Instructions for the task: Give the data below again exactly as it stands. Omit the pictures.

Stored records
•••

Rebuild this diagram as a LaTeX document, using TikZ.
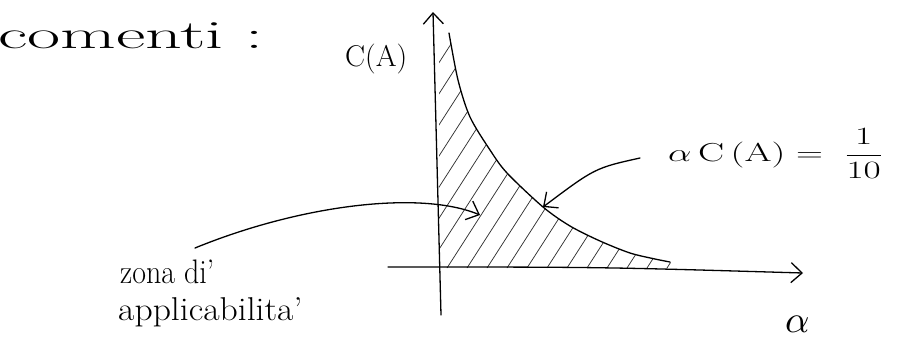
\documentclass[tikz,border=0pt]{standalone}
\usetikzlibrary{arrows.meta}
\begin{document}
\begin{tikzpicture}[x=1pt,y=-1pt,
  ink/.style={line width=1.3pt,line cap=round,line join=round,black},
  barb/.style={-{Straight Barb[length=11pt,width=20pt,line width=1.3pt]}},
  hatch/.style={line width=0.75pt,black!80},
  hand/.style={inner sep=0pt,anchor=base west}]
\useasboundingbox (0,0) rectangle (907,349);
% hatched region between axis and curve
\begin{scope}
\clip (439,268) -- (439,36) -- (449,33)
  -- plot[smooth] coordinates {(449,33) (458,80) (470,117) (490,150) (507,173) (543,207) (570,226) (600,241) (630,253) (655,259) (670,262)}
  -- (676,268) -- cycle;
\foreach \i in {-20,...,14}{
  \draw[hatch] (447+\i*20,268) -- ++(180,-280);
}
\end{scope}
% curve alpha C(A) = 1/10
\draw[ink] plot[smooth] coordinates {(449,33) (458,80) (470,117) (490,150) (507,173) (543,207) (570,226) (600,241) (630,253) (655,259) (670,262)};
\coordinate (cpt) at (543,207);
% axes
\coordinate (yb) at (441,315);
\coordinate (yt) at (433,12);
\coordinate (xl) at (388,267);
\coordinate (xr) at (803,273);
\draw[ink,barb] (yb) -- (yt);
\draw[ink,barb] (xl) .. controls (600,267) .. (xr);
% labels
\node[hand] (title) at (-2,48) {\fontsize{40}{40}\selectfont\scalebox{1.8}[1]{comenti\ :}};
\node[hand] (ca) at (345,66) {\fontsize{30}{30}\selectfont C(A)};
\node[hand] (zona) at (120,283) {\fontsize{34}{34}\selectfont\scalebox{0.88}[1]{zona di'}};
\node[hand] (appl) at (118,320) {\fontsize{33}{33}\selectfont\scalebox{1.08}[1]{applicabilita'}};
\node[hand] (eq) at (668,161) {\fontsize{26}{26}\selectfont\scalebox{1.5}[1]{$\alpha$\,C\,(A)\;$=$\;\;$\displaystyle\frac{1}{10}$}};
\node[hand] (alpha) at (785,332) {\scalebox{3.8}{$\alpha$}};
% arrows
\coordinate (a1s) at (640,158);
\coordinate (a2s) at (195,248);
\coordinate (a2e) at (480,215);
\draw[ink,barb] (a1s) .. controls (595,168) .. (cpt);
\draw[ink,barb] (a2s) .. controls (300,205) and (420,190) .. (a2e);
\end{tikzpicture}
\end{document}
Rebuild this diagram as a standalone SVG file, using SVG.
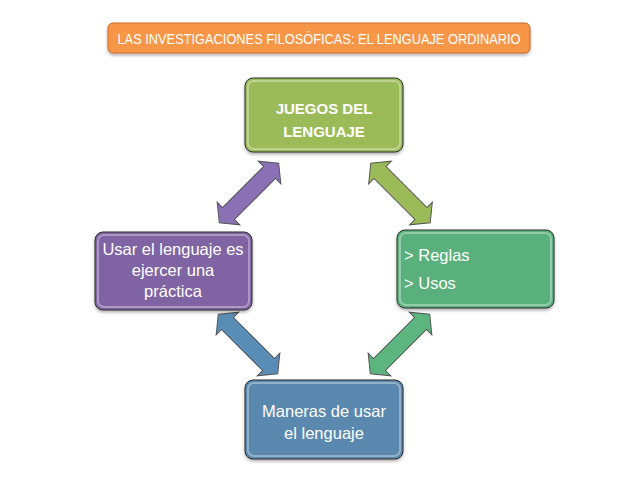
<svg xmlns="http://www.w3.org/2000/svg" xmlns:xlink="http://www.w3.org/1999/xlink" width="638" height="479" viewBox="0 0 638 479">
<style>
.t{font-family:"Liberation Sans",Arial,sans-serif;fill:#fff}
.node{stroke:#2f2f2f;stroke-width:1}
.bevel{fill:none;stroke:#fff;stroke-opacity:0.35;stroke-width:2}
.arr{stroke:#555;stroke-width:1;stroke-linejoin:miter}
</style>
<defs>
<path id="dblarrow" d="M-42,0 L-29,-16 L-29,-8.5 L29,-8.5 L29,-16 L42,0 L29,16 L29,8.5 L-29,8.5 L-29,16 Z"/>
<filter id="sh" x="-10%" y="-10%" width="120%" height="130%">
<feDropShadow dx="0" dy="2" stdDeviation="1.5" flood-color="#000" flood-opacity="0.3"/>
</filter>
</defs>
<rect width="638" height="479" fill="#fff"/>
<g id="title">
<rect x="108" y="23" width="422" height="30" rx="5" fill="#F79646" stroke="#C8682A" stroke-width="1" filter="url(#sh)"/>
<text class="t" x="319" y="44" font-size="14" text-anchor="middle" textLength="403" lengthAdjust="spacingAndGlyphs">LAS INVESTIGACIONES FILOSÓFICAS: EL LENGUAJE ORDINARIO</text>
</g>
<g id="connectors">
<use xlink:href="#dblarrow" class="arr" fill="#8A71B5" transform="translate(249,193) rotate(-45)"/>
<use xlink:href="#dblarrow" class="arr" fill="#9BBB59" transform="translate(400.5,193) rotate(45)"/>
<use xlink:href="#dblarrow" class="arr" fill="#5A8DB6" transform="translate(248,344) rotate(45)"/>
<use xlink:href="#dblarrow" class="arr" fill="#5CB47E" transform="translate(400,344) rotate(-45)"/>
</g>
<g id="juegos">
<rect class="node" x="245" y="78" width="158" height="74" rx="8" fill="#9BBB59" filter="url(#sh)"/>
<rect class="bevel" x="248" y="81" width="152" height="68" rx="6"/>
<text class="t" x="324" y="114" font-size="15" font-weight="bold" text-anchor="middle">JUEGOS DEL</text>
<text class="t" x="324" y="137" font-size="15" font-weight="bold" text-anchor="middle">LENGUAJE</text>
</g>
<g id="usar">
<rect class="node" x="95" y="232" width="157" height="78" rx="8" fill="#8064A2" filter="url(#sh)"/>
<rect class="bevel" x="98" y="235" width="151" height="72" rx="6"/>
<text class="t" x="173" y="255" font-size="16.5" text-anchor="middle">Usar el lenguaje es</text>
<text class="t" x="173" y="276" font-size="16.5" text-anchor="middle">ejercer una</text>
<text class="t" x="173" y="297" font-size="16.5" text-anchor="middle">práctica</text>
</g>
<g id="reglas">
<rect class="node" x="397" y="230" width="157" height="78" rx="8" fill="#5AB07B" filter="url(#sh)"/>
<rect class="bevel" x="400" y="233" width="151" height="72" rx="6"/>
<text class="t" x="404" y="261" font-size="16.5">&gt; Reglas</text>
<text class="t" x="404" y="289" font-size="16.5">&gt; Usos</text>
</g>
<g id="maneras">
<rect class="node" x="245" y="380" width="158" height="79" rx="8" fill="#5A88AE" filter="url(#sh)"/>
<rect class="bevel" x="248" y="383" width="152" height="73" rx="6"/>
<text class="t" x="324" y="417" font-size="16.5" text-anchor="middle">Maneras de usar</text>
<text class="t" x="324" y="439" font-size="16.5" text-anchor="middle">el lenguaje</text>
</g>
</svg>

•••

Expected answer:
Rebuild this diagram as a LaTeX document, using TikZ.
\documentclass[tikz,border=0pt]{standalone}
\usetikzlibrary{arrows.meta}
\begin{document}
\begin{tikzpicture}[x=1pt,y=-1pt,
  ink/.style={line width=1.3pt,line cap=round,line join=round,black},
  barb/.style={-{Straight Barb[length=11pt,width=20pt,line width=1.3pt]}},
  hatch/.style={line width=0.75pt,black!80},
  hand/.style={inner sep=0pt,anchor=base west}]
\useasboundingbox (0,0) rectangle (907,349);
% hatched region between axis and curve
\begin{scope}
\clip (439,268) -- (439,36) -- (449,33)
  -- plot[smooth] coordinates {(449,33) (458,80) (470,117) (490,150) (507,173) (543,207) (570,226) (600,241) (630,253) (655,259) (670,262)}
  -- (676,268) -- cycle;
\foreach \i in {-20,...,14}{
  \draw[hatch] (447+\i*20,268) -- ++(180,-280);
}
\end{scope}
% curve alpha C(A) = 1/10
\draw[ink] plot[smooth] coordinates {(449,33) (458,80) (470,117) (490,150) (507,173) (543,207) (570,226) (600,241) (630,253) (655,259) (670,262)};
\coordinate (cpt) at (543,207);
% axes
\coordinate (yb) at (441,315);
\coordinate (yt) at (433,12);
\coordinate (xl) at (388,267);
\coordinate (xr) at (803,273);
\draw[ink,barb] (yb) -- (yt);
\draw[ink,barb] (xl) .. controls (600,267) .. (xr);
% labels
\node[hand] (title) at (-2,48) {\fontsize{40}{40}\selectfont\scalebox{1.8}[1]{comenti\ :}};
\node[hand] (ca) at (345,66) {\fontsize{30}{30}\selectfont C(A)};
\node[hand] (zona) at (120,283) {\fontsize{34}{34}\selectfont\scalebox{0.88}[1]{zona di'}};
\node[hand] (appl) at (118,320) {\fontsize{33}{33}\selectfont\scalebox{1.08}[1]{applicabilita'}};
\node[hand] (eq) at (668,161) {\fontsize{26}{26}\selectfont\scalebox{1.5}[1]{$\alpha$\,C\,(A)\;$=$\;\;$\displaystyle\frac{1}{10}$}};
\node[hand] (alpha) at (785,332) {\scalebox{3.8}{$\alpha$}};
% arrows
\coordinate (a1s) at (640,158);
\coordinate (a2s) at (195,248);
\coordinate (a2e) at (480,215);
\draw[ink,barb] (a1s) .. controls (595,168) .. (cpt);
\draw[ink,barb] (a2s) .. controls (300,205) and (420,190) .. (a2e);
\end{tikzpicture}
\end{document}
Rebuild this diagram as a standalone SVG file, using SVG.
<svg xmlns="http://www.w3.org/2000/svg" xmlns:xlink="http://www.w3.org/1999/xlink" width="638" height="479" viewBox="0 0 638 479">
<style>
.t{font-family:"Liberation Sans",Arial,sans-serif;fill:#fff}
.node{stroke:#2f2f2f;stroke-width:1}
.bevel{fill:none;stroke:#fff;stroke-opacity:0.35;stroke-width:2}
.arr{stroke:#555;stroke-width:1;stroke-linejoin:miter}
</style>
<defs>
<path id="dblarrow" d="M-42,0 L-29,-16 L-29,-8.5 L29,-8.5 L29,-16 L42,0 L29,16 L29,8.5 L-29,8.5 L-29,16 Z"/>
<filter id="sh" x="-10%" y="-10%" width="120%" height="130%">
<feDropShadow dx="0" dy="2" stdDeviation="1.5" flood-color="#000" flood-opacity="0.3"/>
</filter>
</defs>
<rect width="638" height="479" fill="#fff"/>
<g id="title">
<rect x="108" y="23" width="422" height="30" rx="5" fill="#F79646" stroke="#C8682A" stroke-width="1" filter="url(#sh)"/>
<text class="t" x="319" y="44" font-size="14" text-anchor="middle" textLength="403" lengthAdjust="spacingAndGlyphs">LAS INVESTIGACIONES FILOSÓFICAS: EL LENGUAJE ORDINARIO</text>
</g>
<g id="connectors">
<use xlink:href="#dblarrow" class="arr" fill="#8A71B5" transform="translate(249,193) rotate(-45)"/>
<use xlink:href="#dblarrow" class="arr" fill="#9BBB59" transform="translate(400.5,193) rotate(45)"/>
<use xlink:href="#dblarrow" class="arr" fill="#5A8DB6" transform="translate(248,344) rotate(45)"/>
<use xlink:href="#dblarrow" class="arr" fill="#5CB47E" transform="translate(400,344) rotate(-45)"/>
</g>
<g id="juegos">
<rect class="node" x="245" y="78" width="158" height="74" rx="8" fill="#9BBB59" filter="url(#sh)"/>
<rect class="bevel" x="248" y="81" width="152" height="68" rx="6"/>
<text class="t" x="324" y="114" font-size="15" font-weight="bold" text-anchor="middle">JUEGOS DEL</text>
<text class="t" x="324" y="137" font-size="15" font-weight="bold" text-anchor="middle">LENGUAJE</text>
</g>
<g id="usar">
<rect class="node" x="95" y="232" width="157" height="78" rx="8" fill="#8064A2" filter="url(#sh)"/>
<rect class="bevel" x="98" y="235" width="151" height="72" rx="6"/>
<text class="t" x="173" y="255" font-size="16.5" text-anchor="middle">Usar el lenguaje es</text>
<text class="t" x="173" y="276" font-size="16.5" text-anchor="middle">ejercer una</text>
<text class="t" x="173" y="297" font-size="16.5" text-anchor="middle">práctica</text>
</g>
<g id="reglas">
<rect class="node" x="397" y="230" width="157" height="78" rx="8" fill="#5AB07B" filter="url(#sh)"/>
<rect class="bevel" x="400" y="233" width="151" height="72" rx="6"/>
<text class="t" x="404" y="261" font-size="16.5">&gt; Reglas</text>
<text class="t" x="404" y="289" font-size="16.5">&gt; Usos</text>
</g>
<g id="maneras">
<rect class="node" x="245" y="380" width="158" height="79" rx="8" fill="#5A88AE" filter="url(#sh)"/>
<rect class="bevel" x="248" y="383" width="152" height="73" rx="6"/>
<text class="t" x="324" y="417" font-size="16.5" text-anchor="middle">Maneras de usar</text>
<text class="t" x="324" y="439" font-size="16.5" text-anchor="middle">el lenguaje</text>
</g>
</svg>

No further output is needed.